INSTRUCTIONS FOR THE TASK: Reproduce the listing below from the line with "Write a Python" to the line with "freq = [0.0, 2.49e5, 5.43e5, 1.01e6, 2.01e6]", both lines included, character for character, minus any pictures.

DATASET RECORDS:
- - - -

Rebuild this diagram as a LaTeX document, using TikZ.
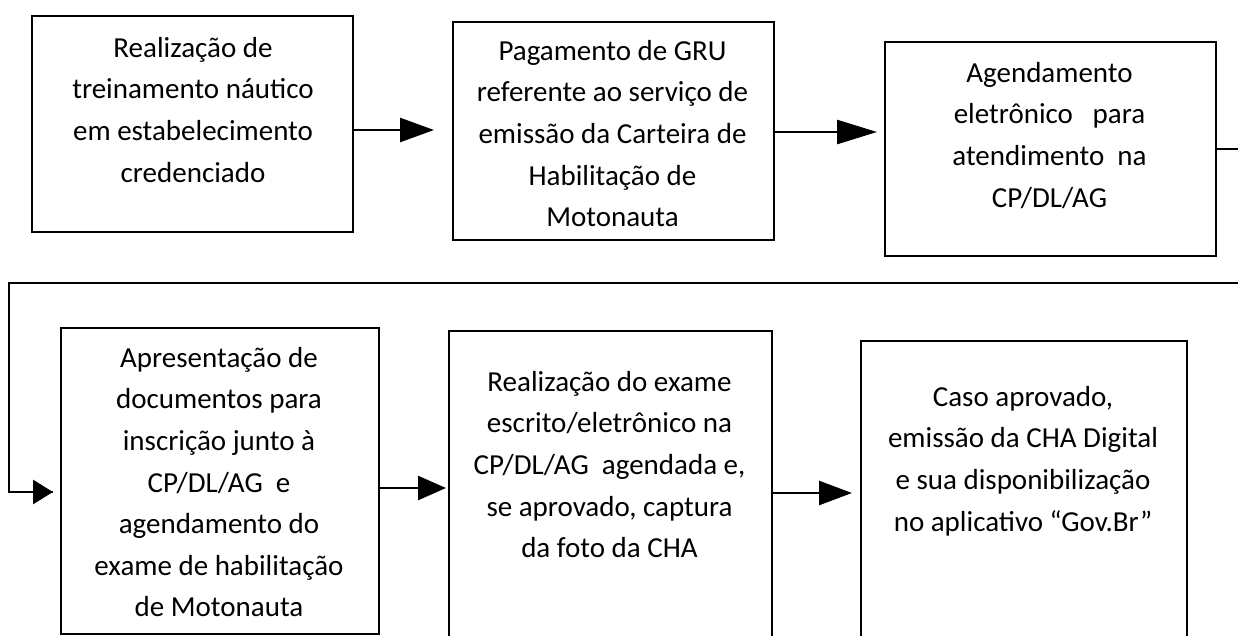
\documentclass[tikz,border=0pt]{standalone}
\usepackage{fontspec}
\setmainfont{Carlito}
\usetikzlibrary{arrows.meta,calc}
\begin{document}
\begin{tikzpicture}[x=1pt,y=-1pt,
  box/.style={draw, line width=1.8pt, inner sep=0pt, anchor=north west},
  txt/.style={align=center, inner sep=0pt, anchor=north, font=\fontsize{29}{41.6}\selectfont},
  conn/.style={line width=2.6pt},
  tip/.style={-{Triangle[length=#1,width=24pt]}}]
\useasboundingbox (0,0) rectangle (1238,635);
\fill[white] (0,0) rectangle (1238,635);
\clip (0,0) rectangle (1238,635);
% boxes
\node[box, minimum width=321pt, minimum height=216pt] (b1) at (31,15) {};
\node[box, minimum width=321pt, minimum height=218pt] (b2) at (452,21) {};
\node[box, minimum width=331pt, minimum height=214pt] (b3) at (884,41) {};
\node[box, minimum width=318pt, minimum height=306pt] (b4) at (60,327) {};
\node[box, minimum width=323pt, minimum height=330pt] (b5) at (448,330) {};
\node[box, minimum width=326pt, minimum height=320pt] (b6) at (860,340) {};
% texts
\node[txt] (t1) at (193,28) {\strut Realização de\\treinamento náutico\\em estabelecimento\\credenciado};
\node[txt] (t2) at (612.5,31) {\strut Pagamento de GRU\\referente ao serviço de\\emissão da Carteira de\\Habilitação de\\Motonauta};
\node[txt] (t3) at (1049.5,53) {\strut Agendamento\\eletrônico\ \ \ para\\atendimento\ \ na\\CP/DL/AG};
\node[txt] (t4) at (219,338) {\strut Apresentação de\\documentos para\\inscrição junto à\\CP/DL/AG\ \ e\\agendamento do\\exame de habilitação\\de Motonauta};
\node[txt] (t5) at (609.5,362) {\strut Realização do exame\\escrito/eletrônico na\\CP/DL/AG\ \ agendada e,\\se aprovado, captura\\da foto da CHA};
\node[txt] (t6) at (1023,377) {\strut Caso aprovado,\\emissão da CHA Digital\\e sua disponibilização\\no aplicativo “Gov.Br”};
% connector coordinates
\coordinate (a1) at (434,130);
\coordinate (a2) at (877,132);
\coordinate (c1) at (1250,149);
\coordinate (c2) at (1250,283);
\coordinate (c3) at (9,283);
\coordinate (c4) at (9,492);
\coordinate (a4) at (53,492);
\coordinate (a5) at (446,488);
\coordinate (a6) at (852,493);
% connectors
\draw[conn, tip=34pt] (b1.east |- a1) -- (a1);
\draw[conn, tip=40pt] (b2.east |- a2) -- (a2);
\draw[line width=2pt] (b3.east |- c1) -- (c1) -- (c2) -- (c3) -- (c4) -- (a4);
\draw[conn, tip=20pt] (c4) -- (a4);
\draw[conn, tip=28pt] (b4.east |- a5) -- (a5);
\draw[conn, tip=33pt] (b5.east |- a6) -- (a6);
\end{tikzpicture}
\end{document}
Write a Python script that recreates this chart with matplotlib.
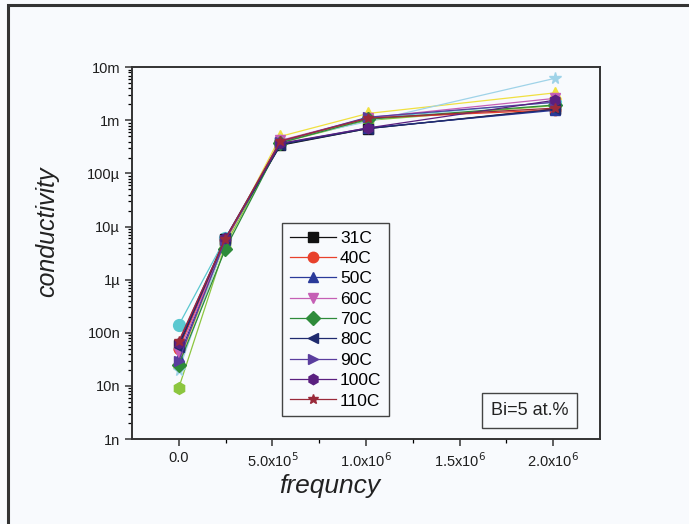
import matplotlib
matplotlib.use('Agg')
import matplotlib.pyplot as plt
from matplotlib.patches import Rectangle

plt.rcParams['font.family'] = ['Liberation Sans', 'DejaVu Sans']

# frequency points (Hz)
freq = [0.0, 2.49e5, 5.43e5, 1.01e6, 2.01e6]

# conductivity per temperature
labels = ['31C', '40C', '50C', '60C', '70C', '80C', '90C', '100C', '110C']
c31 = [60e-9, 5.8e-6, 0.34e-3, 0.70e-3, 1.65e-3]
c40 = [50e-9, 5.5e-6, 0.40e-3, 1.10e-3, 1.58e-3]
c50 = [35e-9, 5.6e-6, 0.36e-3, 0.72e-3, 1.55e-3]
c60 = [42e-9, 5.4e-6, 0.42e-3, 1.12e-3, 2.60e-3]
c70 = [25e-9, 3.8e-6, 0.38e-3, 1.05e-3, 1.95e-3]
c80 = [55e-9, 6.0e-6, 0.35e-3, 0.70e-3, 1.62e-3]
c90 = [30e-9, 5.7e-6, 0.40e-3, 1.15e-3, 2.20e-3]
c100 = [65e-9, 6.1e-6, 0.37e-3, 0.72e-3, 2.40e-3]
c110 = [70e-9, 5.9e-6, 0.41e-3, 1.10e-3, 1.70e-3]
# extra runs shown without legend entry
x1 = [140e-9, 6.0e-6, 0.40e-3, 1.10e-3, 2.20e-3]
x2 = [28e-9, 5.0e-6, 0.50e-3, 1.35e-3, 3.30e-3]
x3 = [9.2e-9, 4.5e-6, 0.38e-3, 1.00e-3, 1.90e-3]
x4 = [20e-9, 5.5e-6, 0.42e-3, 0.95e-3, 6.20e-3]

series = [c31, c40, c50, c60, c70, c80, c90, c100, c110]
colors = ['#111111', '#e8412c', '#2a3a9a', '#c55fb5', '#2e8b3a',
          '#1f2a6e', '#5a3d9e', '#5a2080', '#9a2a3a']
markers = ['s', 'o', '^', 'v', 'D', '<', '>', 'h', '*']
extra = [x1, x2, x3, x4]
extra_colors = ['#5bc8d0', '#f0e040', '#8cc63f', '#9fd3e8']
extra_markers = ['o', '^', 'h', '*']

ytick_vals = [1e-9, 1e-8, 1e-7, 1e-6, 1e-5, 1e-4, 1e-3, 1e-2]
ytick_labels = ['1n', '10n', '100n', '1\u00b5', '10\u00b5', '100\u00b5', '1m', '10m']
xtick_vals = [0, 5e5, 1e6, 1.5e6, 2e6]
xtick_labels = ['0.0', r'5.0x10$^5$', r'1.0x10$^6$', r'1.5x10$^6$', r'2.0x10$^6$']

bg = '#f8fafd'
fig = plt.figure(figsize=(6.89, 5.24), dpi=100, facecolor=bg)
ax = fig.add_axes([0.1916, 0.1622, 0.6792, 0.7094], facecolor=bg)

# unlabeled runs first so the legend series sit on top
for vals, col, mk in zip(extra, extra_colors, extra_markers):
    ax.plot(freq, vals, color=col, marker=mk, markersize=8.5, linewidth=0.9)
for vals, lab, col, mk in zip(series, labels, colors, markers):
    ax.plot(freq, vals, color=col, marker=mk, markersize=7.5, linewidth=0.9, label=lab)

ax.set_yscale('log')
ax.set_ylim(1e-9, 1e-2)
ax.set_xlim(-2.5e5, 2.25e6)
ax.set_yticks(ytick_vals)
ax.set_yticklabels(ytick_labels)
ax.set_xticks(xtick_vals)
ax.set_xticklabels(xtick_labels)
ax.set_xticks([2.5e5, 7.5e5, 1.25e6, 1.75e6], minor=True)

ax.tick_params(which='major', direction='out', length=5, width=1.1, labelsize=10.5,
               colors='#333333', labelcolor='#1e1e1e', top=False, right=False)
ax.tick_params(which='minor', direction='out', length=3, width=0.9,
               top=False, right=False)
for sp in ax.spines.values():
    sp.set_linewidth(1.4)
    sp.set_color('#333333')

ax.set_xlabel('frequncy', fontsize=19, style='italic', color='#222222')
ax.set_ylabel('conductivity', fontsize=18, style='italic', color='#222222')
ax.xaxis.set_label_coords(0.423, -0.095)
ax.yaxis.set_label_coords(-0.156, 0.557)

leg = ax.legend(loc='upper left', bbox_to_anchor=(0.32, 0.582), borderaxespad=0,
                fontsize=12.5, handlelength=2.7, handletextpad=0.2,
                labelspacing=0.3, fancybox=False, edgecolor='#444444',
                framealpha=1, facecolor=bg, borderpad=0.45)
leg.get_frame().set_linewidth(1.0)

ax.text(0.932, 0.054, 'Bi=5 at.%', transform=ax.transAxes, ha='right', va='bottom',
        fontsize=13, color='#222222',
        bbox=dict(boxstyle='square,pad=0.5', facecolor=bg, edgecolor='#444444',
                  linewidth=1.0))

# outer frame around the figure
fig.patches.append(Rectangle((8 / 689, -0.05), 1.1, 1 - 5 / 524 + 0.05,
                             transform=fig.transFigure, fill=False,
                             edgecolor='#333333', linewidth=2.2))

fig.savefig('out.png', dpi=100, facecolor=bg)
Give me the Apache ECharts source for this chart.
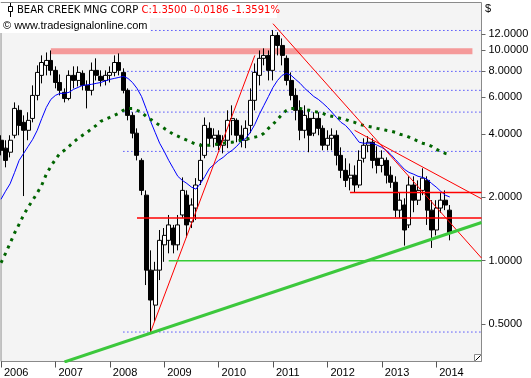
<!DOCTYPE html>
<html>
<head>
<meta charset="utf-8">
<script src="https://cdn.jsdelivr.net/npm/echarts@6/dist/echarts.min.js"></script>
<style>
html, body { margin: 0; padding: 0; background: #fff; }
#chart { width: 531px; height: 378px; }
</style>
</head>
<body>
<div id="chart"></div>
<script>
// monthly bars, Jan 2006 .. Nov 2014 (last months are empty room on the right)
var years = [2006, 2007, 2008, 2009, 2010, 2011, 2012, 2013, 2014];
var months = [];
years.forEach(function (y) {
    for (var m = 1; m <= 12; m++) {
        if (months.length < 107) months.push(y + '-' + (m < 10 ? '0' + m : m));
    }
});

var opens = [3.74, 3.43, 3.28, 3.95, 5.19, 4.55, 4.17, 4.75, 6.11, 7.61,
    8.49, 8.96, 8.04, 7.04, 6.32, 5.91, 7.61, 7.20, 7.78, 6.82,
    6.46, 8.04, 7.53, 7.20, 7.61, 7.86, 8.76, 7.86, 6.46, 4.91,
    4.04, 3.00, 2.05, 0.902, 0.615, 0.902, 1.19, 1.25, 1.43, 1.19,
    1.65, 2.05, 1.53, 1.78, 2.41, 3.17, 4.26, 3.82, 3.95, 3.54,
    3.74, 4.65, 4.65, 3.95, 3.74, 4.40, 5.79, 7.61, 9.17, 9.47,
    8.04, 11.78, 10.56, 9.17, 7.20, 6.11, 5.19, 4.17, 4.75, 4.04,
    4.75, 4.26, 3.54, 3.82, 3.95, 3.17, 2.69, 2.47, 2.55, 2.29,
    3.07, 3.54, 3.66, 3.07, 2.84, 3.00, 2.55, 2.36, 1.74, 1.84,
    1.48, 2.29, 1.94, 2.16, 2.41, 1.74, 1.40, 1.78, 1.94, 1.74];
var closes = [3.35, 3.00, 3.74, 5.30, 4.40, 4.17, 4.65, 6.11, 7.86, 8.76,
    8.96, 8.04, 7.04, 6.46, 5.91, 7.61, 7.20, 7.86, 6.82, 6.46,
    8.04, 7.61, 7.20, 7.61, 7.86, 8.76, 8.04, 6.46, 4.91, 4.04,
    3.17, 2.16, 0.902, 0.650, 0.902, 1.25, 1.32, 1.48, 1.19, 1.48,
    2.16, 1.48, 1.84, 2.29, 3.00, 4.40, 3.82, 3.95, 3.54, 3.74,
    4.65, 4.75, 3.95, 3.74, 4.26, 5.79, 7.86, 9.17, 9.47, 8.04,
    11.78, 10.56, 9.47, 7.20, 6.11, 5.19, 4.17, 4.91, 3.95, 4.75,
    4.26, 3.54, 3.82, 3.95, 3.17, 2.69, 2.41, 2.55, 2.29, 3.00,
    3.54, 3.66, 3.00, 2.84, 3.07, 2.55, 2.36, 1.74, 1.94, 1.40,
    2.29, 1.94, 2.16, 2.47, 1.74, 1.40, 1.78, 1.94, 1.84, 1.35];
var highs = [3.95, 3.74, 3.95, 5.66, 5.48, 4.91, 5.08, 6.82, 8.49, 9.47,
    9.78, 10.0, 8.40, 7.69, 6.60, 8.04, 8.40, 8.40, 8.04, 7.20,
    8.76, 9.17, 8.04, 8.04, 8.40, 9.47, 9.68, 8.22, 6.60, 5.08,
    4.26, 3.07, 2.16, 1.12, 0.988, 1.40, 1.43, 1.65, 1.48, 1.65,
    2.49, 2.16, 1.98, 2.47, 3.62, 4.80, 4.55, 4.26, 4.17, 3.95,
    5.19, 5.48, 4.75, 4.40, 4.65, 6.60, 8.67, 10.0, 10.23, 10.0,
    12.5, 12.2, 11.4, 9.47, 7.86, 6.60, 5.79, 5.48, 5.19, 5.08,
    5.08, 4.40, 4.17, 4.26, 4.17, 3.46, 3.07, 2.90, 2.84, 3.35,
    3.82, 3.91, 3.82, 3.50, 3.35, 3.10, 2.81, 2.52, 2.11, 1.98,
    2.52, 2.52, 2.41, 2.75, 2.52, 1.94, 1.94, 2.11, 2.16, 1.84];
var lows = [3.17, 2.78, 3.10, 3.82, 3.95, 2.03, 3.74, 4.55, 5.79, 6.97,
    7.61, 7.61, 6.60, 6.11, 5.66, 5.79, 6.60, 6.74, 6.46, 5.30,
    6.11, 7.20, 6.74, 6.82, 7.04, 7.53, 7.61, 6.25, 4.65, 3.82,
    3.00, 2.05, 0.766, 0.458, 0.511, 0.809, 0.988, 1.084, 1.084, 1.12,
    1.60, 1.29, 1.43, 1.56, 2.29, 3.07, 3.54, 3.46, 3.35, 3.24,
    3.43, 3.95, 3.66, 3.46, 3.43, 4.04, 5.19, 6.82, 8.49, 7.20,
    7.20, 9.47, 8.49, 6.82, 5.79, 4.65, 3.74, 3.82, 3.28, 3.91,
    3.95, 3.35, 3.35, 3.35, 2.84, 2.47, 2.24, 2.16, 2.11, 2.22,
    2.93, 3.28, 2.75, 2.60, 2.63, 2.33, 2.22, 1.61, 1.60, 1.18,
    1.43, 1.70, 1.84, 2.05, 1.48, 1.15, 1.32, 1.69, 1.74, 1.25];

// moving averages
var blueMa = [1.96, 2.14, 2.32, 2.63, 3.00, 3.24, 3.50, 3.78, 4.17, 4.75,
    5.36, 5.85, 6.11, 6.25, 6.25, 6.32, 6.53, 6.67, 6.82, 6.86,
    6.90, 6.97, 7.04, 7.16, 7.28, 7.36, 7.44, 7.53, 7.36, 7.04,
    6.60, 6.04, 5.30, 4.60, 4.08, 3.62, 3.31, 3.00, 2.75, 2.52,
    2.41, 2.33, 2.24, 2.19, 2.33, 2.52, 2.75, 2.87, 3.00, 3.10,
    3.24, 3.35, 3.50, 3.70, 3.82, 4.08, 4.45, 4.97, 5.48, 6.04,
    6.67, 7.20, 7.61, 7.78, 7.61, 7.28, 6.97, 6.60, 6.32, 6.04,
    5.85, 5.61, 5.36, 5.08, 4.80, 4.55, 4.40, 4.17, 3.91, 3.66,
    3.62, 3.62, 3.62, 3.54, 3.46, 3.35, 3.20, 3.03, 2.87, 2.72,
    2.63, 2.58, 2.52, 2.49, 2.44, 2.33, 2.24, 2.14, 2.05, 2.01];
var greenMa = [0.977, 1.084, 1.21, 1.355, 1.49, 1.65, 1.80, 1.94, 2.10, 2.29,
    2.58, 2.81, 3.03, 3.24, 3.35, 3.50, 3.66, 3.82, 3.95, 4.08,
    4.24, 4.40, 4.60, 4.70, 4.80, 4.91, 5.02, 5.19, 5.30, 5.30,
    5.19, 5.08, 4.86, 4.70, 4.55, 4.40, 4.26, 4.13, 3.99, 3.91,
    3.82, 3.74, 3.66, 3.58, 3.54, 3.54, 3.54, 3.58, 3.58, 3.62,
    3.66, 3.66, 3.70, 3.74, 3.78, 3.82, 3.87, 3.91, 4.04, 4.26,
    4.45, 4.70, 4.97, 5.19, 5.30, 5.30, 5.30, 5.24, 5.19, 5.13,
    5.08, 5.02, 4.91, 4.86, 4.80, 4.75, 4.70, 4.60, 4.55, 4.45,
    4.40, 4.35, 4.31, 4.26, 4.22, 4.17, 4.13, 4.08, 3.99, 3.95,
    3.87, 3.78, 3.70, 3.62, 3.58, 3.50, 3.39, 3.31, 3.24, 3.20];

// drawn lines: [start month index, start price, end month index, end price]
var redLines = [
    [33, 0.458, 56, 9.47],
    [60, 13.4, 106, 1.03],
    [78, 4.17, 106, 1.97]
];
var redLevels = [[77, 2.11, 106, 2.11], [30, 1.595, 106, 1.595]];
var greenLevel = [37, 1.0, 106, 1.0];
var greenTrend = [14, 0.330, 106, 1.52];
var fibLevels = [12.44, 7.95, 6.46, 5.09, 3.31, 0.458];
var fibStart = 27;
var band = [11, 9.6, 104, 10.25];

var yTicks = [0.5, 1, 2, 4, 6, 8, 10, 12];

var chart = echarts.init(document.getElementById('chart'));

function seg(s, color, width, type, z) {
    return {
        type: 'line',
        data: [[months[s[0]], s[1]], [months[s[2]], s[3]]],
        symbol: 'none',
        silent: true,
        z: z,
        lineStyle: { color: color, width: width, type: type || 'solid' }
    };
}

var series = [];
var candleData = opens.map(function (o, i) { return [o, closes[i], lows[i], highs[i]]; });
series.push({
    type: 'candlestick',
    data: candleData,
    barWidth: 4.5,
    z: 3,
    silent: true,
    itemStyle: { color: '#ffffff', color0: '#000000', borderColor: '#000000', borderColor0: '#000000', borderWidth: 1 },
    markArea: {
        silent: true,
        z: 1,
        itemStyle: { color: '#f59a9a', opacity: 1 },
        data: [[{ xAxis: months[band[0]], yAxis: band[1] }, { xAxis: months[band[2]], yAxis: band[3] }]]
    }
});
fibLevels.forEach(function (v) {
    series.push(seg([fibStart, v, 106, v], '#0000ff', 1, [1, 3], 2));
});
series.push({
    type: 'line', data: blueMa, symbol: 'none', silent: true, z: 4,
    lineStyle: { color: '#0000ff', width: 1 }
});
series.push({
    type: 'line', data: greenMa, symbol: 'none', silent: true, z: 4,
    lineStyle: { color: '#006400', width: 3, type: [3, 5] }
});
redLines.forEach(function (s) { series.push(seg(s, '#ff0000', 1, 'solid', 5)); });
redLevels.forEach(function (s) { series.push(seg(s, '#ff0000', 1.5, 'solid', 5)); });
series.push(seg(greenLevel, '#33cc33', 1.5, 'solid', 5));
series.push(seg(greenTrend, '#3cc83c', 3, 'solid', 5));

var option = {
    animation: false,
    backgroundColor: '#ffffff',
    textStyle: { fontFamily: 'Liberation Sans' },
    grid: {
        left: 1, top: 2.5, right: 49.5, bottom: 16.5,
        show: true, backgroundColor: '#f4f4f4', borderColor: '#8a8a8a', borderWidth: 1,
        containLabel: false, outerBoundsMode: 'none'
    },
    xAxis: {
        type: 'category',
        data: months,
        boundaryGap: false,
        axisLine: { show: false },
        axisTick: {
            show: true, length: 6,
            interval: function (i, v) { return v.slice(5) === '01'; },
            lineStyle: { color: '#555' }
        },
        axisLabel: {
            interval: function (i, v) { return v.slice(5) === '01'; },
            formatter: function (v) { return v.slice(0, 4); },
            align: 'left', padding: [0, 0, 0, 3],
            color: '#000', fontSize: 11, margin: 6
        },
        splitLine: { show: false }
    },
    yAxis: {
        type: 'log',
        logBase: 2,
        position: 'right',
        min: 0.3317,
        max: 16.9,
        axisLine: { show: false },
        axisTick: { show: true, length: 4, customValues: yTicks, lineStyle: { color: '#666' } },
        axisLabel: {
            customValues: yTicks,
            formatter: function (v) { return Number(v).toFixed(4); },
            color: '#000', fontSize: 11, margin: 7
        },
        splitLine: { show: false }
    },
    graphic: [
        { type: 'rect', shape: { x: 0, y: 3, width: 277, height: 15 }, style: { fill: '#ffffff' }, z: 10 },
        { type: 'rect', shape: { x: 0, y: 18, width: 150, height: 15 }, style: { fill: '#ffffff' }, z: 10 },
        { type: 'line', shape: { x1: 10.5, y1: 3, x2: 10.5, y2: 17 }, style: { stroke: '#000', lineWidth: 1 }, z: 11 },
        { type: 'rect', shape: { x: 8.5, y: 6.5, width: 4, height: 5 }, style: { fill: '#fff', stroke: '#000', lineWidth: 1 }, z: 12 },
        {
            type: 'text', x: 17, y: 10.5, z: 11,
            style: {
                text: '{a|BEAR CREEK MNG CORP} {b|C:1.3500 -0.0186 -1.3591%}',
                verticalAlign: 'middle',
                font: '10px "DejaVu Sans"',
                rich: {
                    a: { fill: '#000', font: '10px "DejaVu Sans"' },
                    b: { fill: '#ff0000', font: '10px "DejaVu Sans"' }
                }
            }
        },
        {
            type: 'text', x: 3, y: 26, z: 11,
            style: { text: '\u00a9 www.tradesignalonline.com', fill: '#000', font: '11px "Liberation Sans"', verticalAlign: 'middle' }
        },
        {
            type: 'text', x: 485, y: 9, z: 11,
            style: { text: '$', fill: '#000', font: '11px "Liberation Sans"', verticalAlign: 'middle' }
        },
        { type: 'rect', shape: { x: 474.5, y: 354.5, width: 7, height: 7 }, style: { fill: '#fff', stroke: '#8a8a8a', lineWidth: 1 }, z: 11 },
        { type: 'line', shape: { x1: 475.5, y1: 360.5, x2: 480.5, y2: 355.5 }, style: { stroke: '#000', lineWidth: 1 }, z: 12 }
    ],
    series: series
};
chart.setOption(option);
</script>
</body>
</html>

- - - -

COMPLETED TASK:
Write a Python script that recreates this chart with matplotlib.
import matplotlib
matplotlib.use('Agg')
import matplotlib.pyplot as plt
from matplotlib.patches import Rectangle

plt.rcParams['font.family'] = ['Liberation Sans', 'DejaVu Sans']

# frequency points (Hz)
freq = [0.0, 2.49e5, 5.43e5, 1.01e6, 2.01e6]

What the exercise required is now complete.